Hit the road, Salamane…

FlambubuJe vomis les chansons républicaines, mais pour le coup je retiens ce passage du Chant du Départ : « rois ivres de sang et d’orgueil ». Un roi des chameliers, on le sait, possède une villa à Vallauris Golfe-Juan (Alpes-Maritimes) où il devait camper une bonne partie du mois d’août. L’invasion du potentat  avait entraîné la «privatisation» de la plage publique de la Mirandole voisine de la villa. Avec, bien entendu, puisque les potentats de Paris sont d’une servilité exemplaire à l’égard des grands démocrates pétroliers d’Arabie, un dispositif policier considérable pour protéger l’intimité des caravaniers. Sauf qu’on n’a pas admis qu’une fliquette participe à ce dispositif tellement indispensable en période Vigipirate. Une pétition en ligne contre la confiscation de la plage a recueilli plus de 150 000 signatures. Tout ceci n’est qu’un rappel des faits.

Or voici que Le Parisien annonce : le potentat islamique s’est envolé pour le Maroc. D’où des supputations : et si c’était à la suite d’un « incident diplomatique » consécutif à l’agacement de Sa Proéminence devant la fronde des frangaouis qui n’acceptent pas le fait accompli du détournement de l’espace public au profit d’un riche tyran chamelier ? On se perd en conjectures. Car le gusse devait rester jusqu’au 20 août, et voilà que les pythonisses estiment qu’il n’y a que 30% de probabilité (je ne peux tout de même pas écrire « de chances », en l’occurrence)  pour qu’il revienne. D’ailleurs la remigration bat son plein : quelque 500 vizirs de  la « délégation » étaient déjà partis dimanche après-midi par d’autres vols que celui de leur maître. Bien, bien. Voilà un exemple à suivre, Messieurs des Banlieues et autres refuges.

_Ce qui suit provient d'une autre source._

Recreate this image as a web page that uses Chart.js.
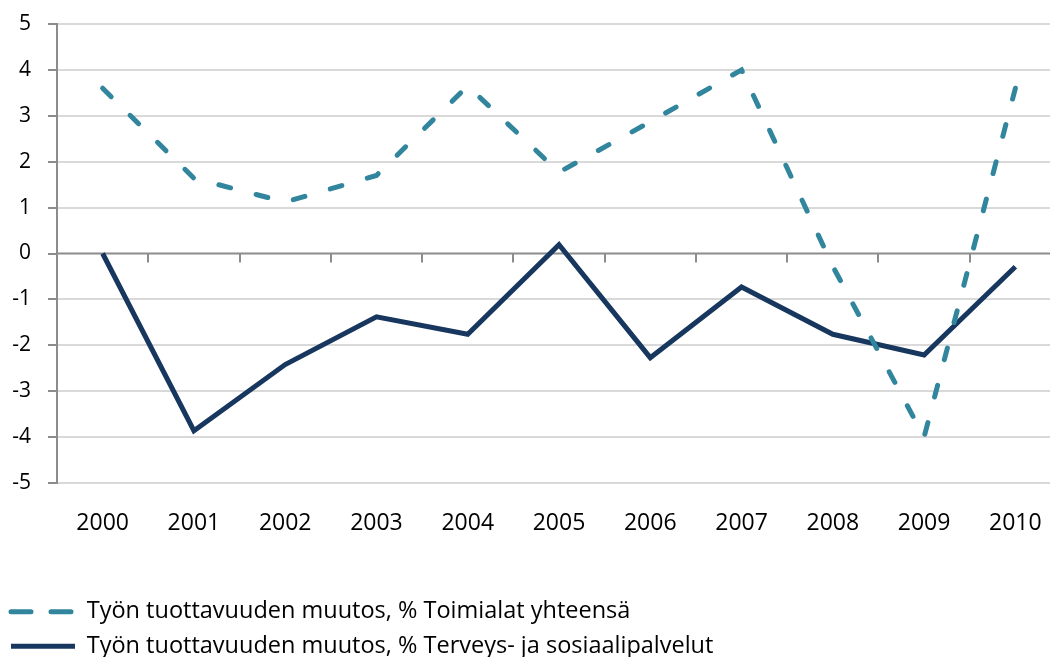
<!DOCTYPE html>
<html>
<head>
<meta charset="utf-8">
<script src="https://cdn.jsdelivr.net/npm/chart.js@4.4.1/dist/chart.umd.min.js"></script>
<style>
    body { margin: 0; background: #fff; }
    #wrap { width: 1050px; height: 657px; overflow: hidden; }
</style>
</head>
<body>
<div id="wrap">
    <canvas id="productivityChart" width="1064" height="668"></canvas>
</div>
<script>
// categories
const years = ['2000', '2001', '2002', '2003', '2004', '2005', '2006', '2007', '2008', '2009', '2010'];
// series values
const toimialatYhteensa = [3.6, 1.64, 1.12, 1.7, 3.65, 1.77, 2.87, 4.0, -0.28, -4.0, 3.6];
const terveysJaSosiaali = [0, -3.86, -2.42, -1.38, -1.76, 0.19, -2.27, -0.73, -1.76, -2.21, -0.29];
// y axis
const yMin = -5;
const yMax = 5;
const yStep = 1;

const seriesLabels = [
    'Työn tuottavuuden muutos, % Toimialat yhteensä',
    'Työn tuottavuuden muutos, % Terveys- ja sosiaalipalvelut'
];

const axisGray = '#8c8c8c';
const gridGray = '#d9d9d9';

// zero line tick marks between categories (x axis sits at y = 0)
const zeroAxisTicks = {
    id: 'zeroAxisTicks',
    beforeDatasetsDraw(chart) {
        const ctx = chart.ctx;
        const xScale = chart.scales.x;
        const yScale = chart.scales.y;
        const y0 = yScale.getPixelForValue(0);
        ctx.save();
        ctx.strokeStyle = axisGray;
        ctx.lineWidth = 2;
        ctx.beginPath();
        ctx.moveTo(chart.chartArea.left, y0);
        ctx.lineTo(chart.chartArea.right, y0);
        for (let i = 0; i <= years.length; i++) {
            const x = Math.round(xScale.getPixelForValue(i - 0.5));
            ctx.moveTo(x, y0);
            ctx.lineTo(x, y0 + 9);
        }
        ctx.stroke();
        ctx.restore();
    }
};

const ctx = document.getElementById('productivityChart').getContext('2d');
new Chart(ctx, {
    type: 'line',
    data: {
        labels: years,
        datasets: [
            {
                label: seriesLabels[0],
                data: toimialatYhteensa,
                borderColor: '#31859c',
                backgroundColor: '#31859c',
                borderWidth: 5,
                borderDash: [12, 26.5],
                borderCapStyle: 'round',
                pointRadius: 0,
                tension: 0,
                fill: false
            },
            {
                label: seriesLabels[1],
                data: terveysJaSosiaali,
                borderColor: '#17375e',
                backgroundColor: '#17375e',
                borderWidth: 5,
                borderJoinStyle: 'miter',
                pointRadius: 0,
                tension: 0,
                fill: false
            }
        ]
    },
    options: {
        responsive: false,
        animation: false,
        layout: {
            padding: { top: 24, right: 3, left: 0, bottom: 0 }
        },
        scales: {
            x: {
                offset: true,
                grid: { display: false, drawTicks: false },
                border: { display: false },
                ticks: {
                    color: '#000',
                    padding: 27,
                    maxRotation: 0,
                    font: { family: 'Open Sans', size: 23 }
                },
                afterFit: function (scale) {
                    scale.height = 106;
                    scale.paddingLeft = 0;
                    scale.paddingRight = 0;
                }
            },
            y: {
                min: yMin,
                max: yMax,
                ticks: {
                    stepSize: yStep,
                    color: '#000',
                    padding: 17,
                    font: { family: 'Open Sans', size: 21 }
                },
                grid: {
                    color: function (c) {
                        return c.tick && c.tick.value === 0 ? 'rgba(0,0,0,0)' : gridGray;
                    },
                    lineWidth: 2,
                    tickLength: 9,
                    tickColor: axisGray
                },
                border: { color: axisGray, width: 2 },
                afterFit: function (scale) {
                    scale.width = 57;
                    // let the layout padding alone decide where the plot starts
                    scale.paddingTop = 0;
                    scale.paddingBottom = 0;
                }
            }
        },
        plugins: {
            tooltip: { enabled: false },
            legend: {
                position: 'bottom',
                align: 'start',
                labels: {
                    color: '#000',
                    usePointStyle: true,
                    pointStyle: 'line',
                    pointStyleWidth: 64,
                    padding: 11,
                    font: { family: 'Open Sans', size: 23.5 },
                    generateLabels: function (chart) {
                        const items = Chart.defaults.plugins.legend.labels.generateLabels(chart);
                        items[0].lineDash = [20, 20];
                        items[0].lineCap = 'round';
                        return items;
                    }
                }
            }
        }
    },
    plugins: [zeroAxisTicks]
});
</script>
</body>
</html>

Seulement voilà : un nabab arabique, dans le coin, ça fait tourner le commerce. Oh ! Pas le petit commerce, non, mais celui qui fourgue de la luxueuse pacotille, verroterie civilisatrice, aux Grands de ce Monde. Alors, si les citoyens pétitionnaires peuvent se réjouir civiquement de voir décamper les trublions, les marchands du Temple, eux, renaudent vilain : « C’est sûr qu’on aurait aimé qu’il reste un peu plus et que l’on ne peut s’en réjouir. Le séjour de 10 à 15 jours représente 6 à 7 millions d’euros de chiffre d’affaire rien que pour l’hébergement.» Moi, je veux bien, mais si c’est aux dépens de la propriété publique, comme dans le cas de la plage, il y a motif à rechercher des pouilles dans le cottage !

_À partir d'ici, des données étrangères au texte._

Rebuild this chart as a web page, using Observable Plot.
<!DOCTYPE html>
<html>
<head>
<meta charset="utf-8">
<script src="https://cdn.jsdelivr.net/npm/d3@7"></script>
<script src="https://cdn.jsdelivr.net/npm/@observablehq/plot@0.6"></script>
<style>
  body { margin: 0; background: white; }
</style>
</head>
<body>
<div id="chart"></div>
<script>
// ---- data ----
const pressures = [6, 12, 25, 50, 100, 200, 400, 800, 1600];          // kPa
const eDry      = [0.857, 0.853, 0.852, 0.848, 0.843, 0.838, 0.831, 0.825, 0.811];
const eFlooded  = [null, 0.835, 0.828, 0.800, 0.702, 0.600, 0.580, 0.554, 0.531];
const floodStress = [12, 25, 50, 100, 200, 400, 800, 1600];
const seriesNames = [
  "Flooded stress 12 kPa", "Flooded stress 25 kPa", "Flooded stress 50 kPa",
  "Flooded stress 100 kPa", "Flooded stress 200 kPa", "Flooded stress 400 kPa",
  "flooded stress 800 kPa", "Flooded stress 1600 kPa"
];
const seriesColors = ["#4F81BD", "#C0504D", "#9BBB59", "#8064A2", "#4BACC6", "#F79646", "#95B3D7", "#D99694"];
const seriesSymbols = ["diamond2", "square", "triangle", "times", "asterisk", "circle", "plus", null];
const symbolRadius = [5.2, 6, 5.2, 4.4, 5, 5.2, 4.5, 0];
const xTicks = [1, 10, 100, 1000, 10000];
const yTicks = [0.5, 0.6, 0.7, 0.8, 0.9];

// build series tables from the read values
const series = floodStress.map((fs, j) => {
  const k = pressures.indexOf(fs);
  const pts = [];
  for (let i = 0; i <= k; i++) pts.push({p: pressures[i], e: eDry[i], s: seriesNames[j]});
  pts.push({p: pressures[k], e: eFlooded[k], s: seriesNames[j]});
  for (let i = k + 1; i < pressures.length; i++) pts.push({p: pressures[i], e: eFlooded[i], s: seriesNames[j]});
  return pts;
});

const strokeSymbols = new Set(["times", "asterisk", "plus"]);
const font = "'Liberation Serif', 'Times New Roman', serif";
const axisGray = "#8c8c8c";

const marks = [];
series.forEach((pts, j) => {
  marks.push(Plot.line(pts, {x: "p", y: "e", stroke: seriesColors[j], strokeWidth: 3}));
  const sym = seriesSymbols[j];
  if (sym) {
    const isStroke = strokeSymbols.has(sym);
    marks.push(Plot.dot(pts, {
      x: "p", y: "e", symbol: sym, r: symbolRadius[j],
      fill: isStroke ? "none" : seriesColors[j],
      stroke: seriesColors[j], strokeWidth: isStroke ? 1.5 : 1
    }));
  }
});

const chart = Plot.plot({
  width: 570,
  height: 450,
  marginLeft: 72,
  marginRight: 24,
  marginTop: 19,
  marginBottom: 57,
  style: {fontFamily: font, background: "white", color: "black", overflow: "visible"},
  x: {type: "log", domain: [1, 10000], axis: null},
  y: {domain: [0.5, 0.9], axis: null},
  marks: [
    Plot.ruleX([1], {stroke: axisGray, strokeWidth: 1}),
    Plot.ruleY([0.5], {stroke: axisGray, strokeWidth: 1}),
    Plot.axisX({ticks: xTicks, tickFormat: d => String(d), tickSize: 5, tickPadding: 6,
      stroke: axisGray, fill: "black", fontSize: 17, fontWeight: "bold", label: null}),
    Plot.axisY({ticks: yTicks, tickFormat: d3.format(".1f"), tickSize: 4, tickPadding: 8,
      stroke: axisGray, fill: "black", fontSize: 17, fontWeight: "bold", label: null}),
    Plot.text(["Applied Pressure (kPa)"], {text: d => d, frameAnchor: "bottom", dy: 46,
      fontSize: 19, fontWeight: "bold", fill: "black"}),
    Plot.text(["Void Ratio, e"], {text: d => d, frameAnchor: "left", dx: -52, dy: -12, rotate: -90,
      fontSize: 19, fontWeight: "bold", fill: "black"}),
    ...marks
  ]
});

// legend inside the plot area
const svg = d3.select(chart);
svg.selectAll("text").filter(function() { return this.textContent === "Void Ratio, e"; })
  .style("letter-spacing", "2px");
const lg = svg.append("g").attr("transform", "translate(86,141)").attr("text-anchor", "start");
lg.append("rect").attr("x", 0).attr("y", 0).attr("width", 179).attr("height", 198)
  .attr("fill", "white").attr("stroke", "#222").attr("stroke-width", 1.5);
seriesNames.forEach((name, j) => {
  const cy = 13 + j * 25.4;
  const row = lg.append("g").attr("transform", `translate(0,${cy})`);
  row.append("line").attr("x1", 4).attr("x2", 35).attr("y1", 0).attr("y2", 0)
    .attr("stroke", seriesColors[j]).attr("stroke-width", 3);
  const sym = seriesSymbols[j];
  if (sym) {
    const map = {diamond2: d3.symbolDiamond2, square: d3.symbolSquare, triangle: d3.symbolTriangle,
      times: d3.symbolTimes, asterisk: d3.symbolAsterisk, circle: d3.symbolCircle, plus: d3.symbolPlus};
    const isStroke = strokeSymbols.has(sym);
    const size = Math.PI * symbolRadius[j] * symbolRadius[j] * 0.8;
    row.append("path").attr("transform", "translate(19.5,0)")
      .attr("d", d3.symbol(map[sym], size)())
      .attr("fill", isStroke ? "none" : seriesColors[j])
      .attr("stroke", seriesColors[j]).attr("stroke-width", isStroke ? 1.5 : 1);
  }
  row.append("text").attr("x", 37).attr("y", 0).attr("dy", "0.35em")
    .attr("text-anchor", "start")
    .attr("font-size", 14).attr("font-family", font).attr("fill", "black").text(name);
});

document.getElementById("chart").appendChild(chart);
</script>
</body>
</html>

Enfin, tout n’est pas perdu, hein : «Certes, il y aura moins de retombées économiques que s’il était resté plus longtemps mais nous ne sommes pas inquiets. Cela a fait un énorme coup de projecteur sur Cannes. Certains ont réservé parce qu’il était là», estime un monsieur bien placé. Oui, un énorme coup de projecteur qui éclaire prodigieusement les micmacs de la république hollandienne avec les rois du pétrole. Et l’on reste confondu devant cette déclaration, summum du faux-cul : « On est désolés pour les fleuristes, coiffeurs, détaillants de la rue d’Antibes, poseurs de faïence, artisans qui ont travaillé pour le roi». Là, ça fait bien, les Pharisiens condescendants envers le petit peuple des artisans mandé comme valetaille pour le confort des califes. Ça fait bien, c’est branché, même si l’on s’en fout comme de sa première chaussette.

Moi, je ne puis que me réjouir si un roi qui tient en laisse ses caniches occidentaux a effectivement détesté la fronde des citoyens : d’une part, il constate que chez les infidèles il y a des citoyens, des vrais, qui refusent le fait accompli ; d’autre part, la fronde montre que quelques citoyens ne jouent pas le jeu pourri des carpettes gouvernementales et de leur administration. Enfin, je pense qu’aucun roi de l’un ou l’autre des pays d’Europe n’aurait eu l’outrecuidance de ce tyran digne de Tintin au pays de l’or noir. Vous imaginez, vous, Sa Gracieuse Majesté Elizabeth II accaparer une plage publique ? On dit qu’Amin Dada, à un souper donné par la Reine, aurait englouti l’eau de son rince-doigts : Élizabeth, un peu surprise mais très polie, l’aurait imité pour ne pas le gêner. Il y a ainsi des rois civilisés et des rois sans gêne qui se croient tout permis, y compris de faire des moulinets meurtriers avec le sabre de leur prétendu prophète.